(Given task) Begin with the first line and repeat exactly through the line containing "3.5, 4, 4.5, 5];"; leave every image out.
○ ○ ○ ○ ○
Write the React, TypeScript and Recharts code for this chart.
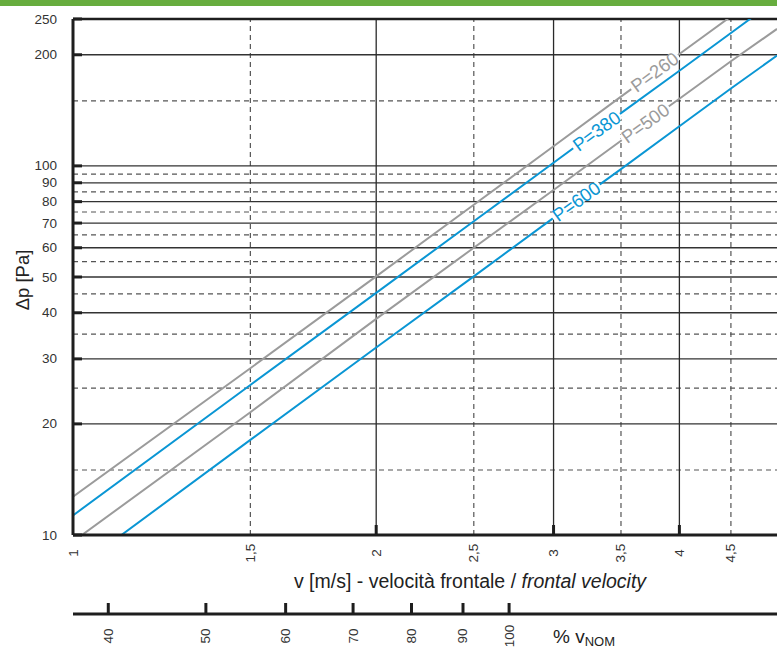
import React from 'react';
import {
  LineChart,
  Line,
  XAxis,
  YAxis,
  ReferenceLine,
  ReferenceDot,
} from 'recharts';

// velocità frontale [m/s]
const velocity = [1, 1.5, 2, 2.5, 3, 3.5, 4, 4.5, 5];

// perdita di carico [Pa] per ogni curva
const p260 = [12.7, 28.3, 50.2, 78.5, 113, 154, 201, 254, 314];
const p380 = [11.3, 25.5, 45.3, 70.8, 102, 139, 181, 229, 283];
const p500 = [9.6, 21.5, 38.5, 60, 86, 117, 152, 192, 235];
const p600 = [8.0, 18.1, 32.2, 50.2, 72.3, 98, 128, 162, 199];

const yTicks = [10, 20, 30, 40, 50, 60, 70, 80, 90, 100, 200, 250];
const yMajorGrid = [20, 30, 40, 50, 60, 70, 80, 90, 100, 200];
const yMinorGrid = [15, 25, 35, 45, 55, 65, 75, 85, 95, 150];

const xTicks = [1, 1.5, 2, 2.5, 3, 3.5, 4, 4.5];
const xMajorGrid = [2, 3, 4];
const xMinorGrid = [1.5, 2.5, 3.5, 4.5];

const nomTicks = [40, 50, 60, 70, 80, 90, 100];
const vNominal = 2.71;

const W = 777;
const H = 649;
const LEFT = 73;
const TOP = 19;
const X_AXIS_H = 79;
const NOM_AXIS_H = 35;
const X_DOMAIN = [1, 5];
const Y_DOMAIN = [10, 250];

const FONT = '"Liberation Sans", Arial, Helvetica, sans-serif';
const GRAY = '#9b9b9b';
const BLUE = '#0a96d4';

const series = [
  { key: 'p260', name: 'P=260', values: p260, color: GRAY, labelV: 3.78 },
  { key: 'p380', name: 'P=380', values: p380, color: BLUE, labelV: 3.31 },
  { key: 'p500', name: 'P=500', values: p500, color: GRAY, labelV: 3.7 },
  { key: 'p600', name: 'P=600', values: p600, color: BLUE, labelV: 3.16 },
];

const data = velocity.map((v, i) => {
  const row: Record<string, number> = { v, nom: (v / vNominal) * 100 };
  series.forEach((s) => {
    row[s.key] = s.values[i];
  });
  return row;
});

// pixel per decade, used to tilt the labels along the lines
const plotW = W - LEFT;
const plotH = H - TOP - X_AXIS_H - NOM_AXIS_H;
const pxDecX = plotW / Math.log10(X_DOMAIN[1] / X_DOMAIN[0]);
const pxDecY = plotH / Math.log10(Y_DOMAIN[1] / Y_DOMAIN[0]);

function labelPoint(values: number[], v: number) {
  let i = 0;
  while (i < velocity.length - 2 && velocity[i + 1] < v) i++;
  const lv0 = Math.log10(velocity[i]);
  const lv1 = Math.log10(velocity[i + 1]);
  const lp0 = Math.log10(values[i]);
  const lp1 = Math.log10(values[i + 1]);
  const slope = (lp1 - lp0) / (lv1 - lv0);
  const p = Math.pow(10, lp0 + slope * (Math.log10(v) - lv0));
  const angle = (Math.atan((slope * pxDecY) / pxDecX) * 180) / Math.PI;
  return { p, angle };
}

const fmt = (n: number) => String(n).replace('.', ',');

function YTick(props: any) {
  const { x, y, payload } = props;
  return (
    <g>
      <line x1={x} x2={x + 9} y1={y} y2={y} stroke="#1e1e1e" strokeWidth={3} />
      <text
        x={x - 16}
        y={y}
        textAnchor="end"
        dominantBaseline="central"
        fontSize={13.5}
        fontFamily={FONT}
        fill="#333"
      >
        {payload.value}
      </text>
    </g>
  );
}

function XTick(props: any) {
  const { x, y, payload } = props;
  const major = xMajorGrid.includes(payload.value);
  return (
    <g>
      {major && (
        <line x1={x} x2={x} y1={y - 10} y2={y} stroke="#1e1e1e" strokeWidth={3} />
      )}
      <text
        x={0}
        y={0}
        transform={`translate(${x},${y + 18}) rotate(-90)`}
        textAnchor="middle"
        dominantBaseline="central"
        fontSize={13.5}
        fontFamily={FONT}
        fill="#333"
      >
        {fmt(payload.value)}
      </text>
    </g>
  );
}

function NomTick(props: any) {
  const { x, y, payload } = props;
  return (
    <g>
      <line x1={x} x2={x} y1={y - 11} y2={y} stroke="#1e1e1e" strokeWidth={3} />
      <text
        x={0}
        y={0}
        transform={`translate(${x},${y + 22}) rotate(-90)`}
        textAnchor="middle"
        dominantBaseline="central"
        fontSize={13.5}
        fontFamily={FONT}
        fill="#333"
      >
        {payload.value}
      </text>
    </g>
  );
}

function CurveLabel({ cx, cy, text, color, angle }: any) {
  if (cx == null || cy == null) return null;
  return (
    <g transform={`translate(${cx},${cy}) rotate(${-angle})`}>
      <rect x={-29} y={-5} width={58} height={10} fill="#fff" />
      <text
        x={0}
        y={0}
        textAnchor="middle"
        dominantBaseline="central"
        fontSize={18.5}
        fontFamily={FONT}
        fill={color}
      >
        {text}
      </text>
    </g>
  );
}

export default function App() {
  return (
    <div style={{ position: 'relative', width: W, height: H, background: '#fff' }}>
      <style>{'body{margin:0}'}</style>
      <div
        style={{
          position: 'absolute',
          left: 0,
          top: 0,
          width: W,
          height: 6,
          background: '#67ad3e',
        }}
      />
      <LineChart
        width={W}
        height={H}
        data={data}
        margin={{ top: TOP, right: 0, left: 0, bottom: 0 }}
      >
        <XAxis
          xAxisId={0}
          dataKey="v"
          type="number"
          scale="log"
          domain={X_DOMAIN}
          allowDataOverflow
          ticks={xTicks}
          interval={0}
          height={X_AXIS_H}
          axisLine={{ stroke: '#1e1e1e', strokeWidth: 3 }}
          tickLine={false}
          tickSize={0}
          tickMargin={0}
          tick={<XTick />}
          label={{
            content: (p: any) => {
              const vb = p.viewBox;
              return (
                <text
                  x={vb.x + 397}
                  y={vb.y + 53}
                  textAnchor="middle"
                  fontSize={19.5}
                  fontFamily={FONT}
                  fill="#222"
                >
                  v [m/s] - velocità frontale /{' '}
                  <tspan fontStyle="italic">frontal velocity</tspan>
                </text>
              );
            },
          }}
        />
        <XAxis
          xAxisId={1}
          dataKey="nom"
          type="number"
          scale="log"
          domain={[100 / vNominal, 500 / vNominal]}
          allowDataOverflow
          ticks={nomTicks}
          interval={0}
          height={NOM_AXIS_H}
          axisLine={{ stroke: '#1e1e1e', strokeWidth: 3 }}
          tickLine={false}
          tickSize={0}
          tickMargin={0}
          tick={<NomTick />}
          label={{
            content: (p: any) => {
              const vb = p.viewBox;
              return (
                <text x={vb.x + 480} y={vb.y + 29} fontSize={19} fontFamily={FONT} fill="#222">
                  % v
                  <tspan fontSize={13} dy={3}>
                    NOM
                  </tspan>
                </text>
              );
            },
          }}
        />
        <YAxis
          type="number"
          scale="log"
          domain={Y_DOMAIN}
          allowDataOverflow
          ticks={yTicks}
          interval={0}
          width={LEFT}
          axisLine={{ stroke: '#1e1e1e', strokeWidth: 3 }}
          tickLine={false}
          tickSize={0}
          tickMargin={0}
          tick={<YTick />}
          label={{
            content: (p: any) => {
              const vb = p.viewBox;
              const cx = vb.x + 22;
              const cy = 280;
              return (
                <text
                  x={0}
                  y={0}
                  transform={`translate(${cx},${cy}) rotate(-90)`}
                  textAnchor="middle"
                  dominantBaseline="central"
                  fontSize={18.5}
                  fontFamily={FONT}
                  fill="#222"
                >
                  Δp [Pa]
                </text>
              );
            },
          }}
        />

        {yMinorGrid.map((y) => (
          <ReferenceLine
            key={`ym${y}`}
            xAxisId={0}
            y={y}
            stroke="#555"
            strokeWidth={1.2}
            strokeDasharray="5 4"
          />
        ))}
        {xMinorGrid.map((x) => (
          <ReferenceLine
            key={`xm${x}`}
            xAxisId={0}
            x={x}
            stroke="#555"
            strokeWidth={1.2}
            strokeDasharray="5 4"
          />
        ))}
        {yMajorGrid.map((y) => (
          <ReferenceLine key={`yM${y}`} xAxisId={0} y={y} stroke="#333" strokeWidth={1.3} />
        ))}
        {xMajorGrid.map((x) => (
          <ReferenceLine key={`xM${x}`} xAxisId={0} x={x} stroke="#2a2a2a" strokeWidth={1.3} />
        ))}
        <ReferenceLine xAxisId={0} y={Y_DOMAIN[1]} stroke="#1e1e1e" strokeWidth={2.5} />

        {/* invisible series that keeps the % v_NOM axis alive */}
        <Line
          xAxisId={1}
          type="linear"
          dataKey="p260"
          stroke="none"
          dot={false}
          activeDot={false}
          legendType="none"
          isAnimationActive={false}
        />

        {series.map((s) => (
          <Line
            key={s.key}
            xAxisId={0}
            type="linear"
            dataKey={s.key}
            name={s.name}
            stroke={s.color}
            strokeWidth={2}
            dot={false}
            activeDot={false}
            isAnimationActive={false}
          />
        ))}

        {series.map((s) => {
          const { p, angle } = labelPoint(s.values, s.labelV);
          return (
            <ReferenceDot
              key={`lbl${s.key}`}
              xAxisId={0}
              x={s.labelV}
              y={p}
              r={0}
              shape={(props: any) => (
                <CurveLabel cx={props.cx} cy={props.cy} text={s.name} color={s.color} angle={angle} />
              )}
            />
          );
        })}
      </LineChart>
    </div>
  );
}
○ ○ ○ ○ ○
(Problem solution)
Write the React, TypeScript and Recharts code for this chart.
import React from 'react';
import {
  LineChart,
  Line,
  XAxis,
  YAxis,
  ReferenceLine,
  ReferenceDot,
} from 'recharts';

// velocità frontale [m/s]
const velocity = [1, 1.5, 2, 2.5, 3, 3.5, 4, 4.5, 5];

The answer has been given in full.